Mael Hamon-Crespin has played limited minutes in the early season, but it felt like he broke out against Utah. His offense had moments, hitting a three and fouling out Branden Carlson, but his defense is what impressed the most, posting two steals and a block. He still has some limitations as a vertical athlete, but his hustle was outstanding and he displayed real feel in rotations. This team has been desperate for someone to emerge as the back-up big, and while Diongue has had some impressive moments as well, Crespin looks like he could competently fill that role.
What to Watch For:
Manufacturing buckets has been a major issue for this team so far this season and it will continue to be a major issue for, likely, the whole season. The spacing was compromised in the last two games with Jabe Mullins out, and WSU has sorely missed Andrej Jakimovski’s shooting and playmaking in the early season. The injury luck has been frustrating and near impossible to overcome, but the offense is also missing an engine. WSU’s staff prefers to run a high-volume of pick-and-roll, but no one on this team has proven capable of running a lot of pick-and-roll efficiently. The compromised spacing, along with the lack of elite playmakers, leaves the offense in a major bind and they have struggled to overcome it. Their best offense comes from Mouhamed Gueye post-ups, which would work better as a facet and not the feature.

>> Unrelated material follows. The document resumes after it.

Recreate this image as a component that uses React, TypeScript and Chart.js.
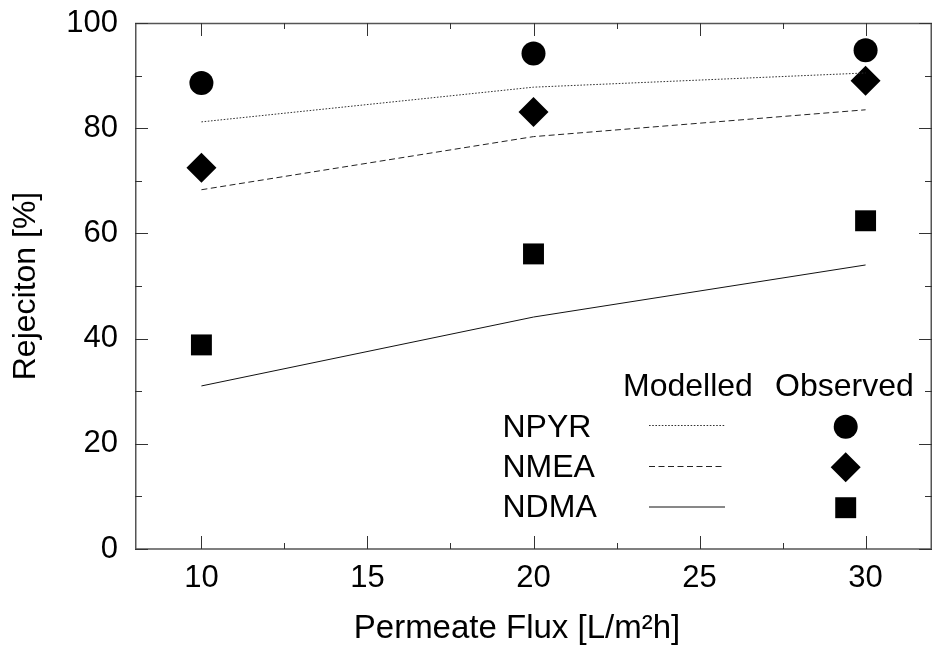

Playing with pace might be a way to alleviate some of WSU’s offensive issues. The Cougs are currently 301st in average possession length on offense, but many of their best moments come when pushing in transition. Upping the pace does not mean throwing crazy hit ahead passes or running into tough shots on every defensive board, but it would mean trying to catch defenses off-guard more often with early drag screens or quick hitters in the post. Just taking advantages of defenses that aren’t already loaded could be a boost to this struggling offense.
Question of the Game:
Will the Cougs hold NKU below 55 points?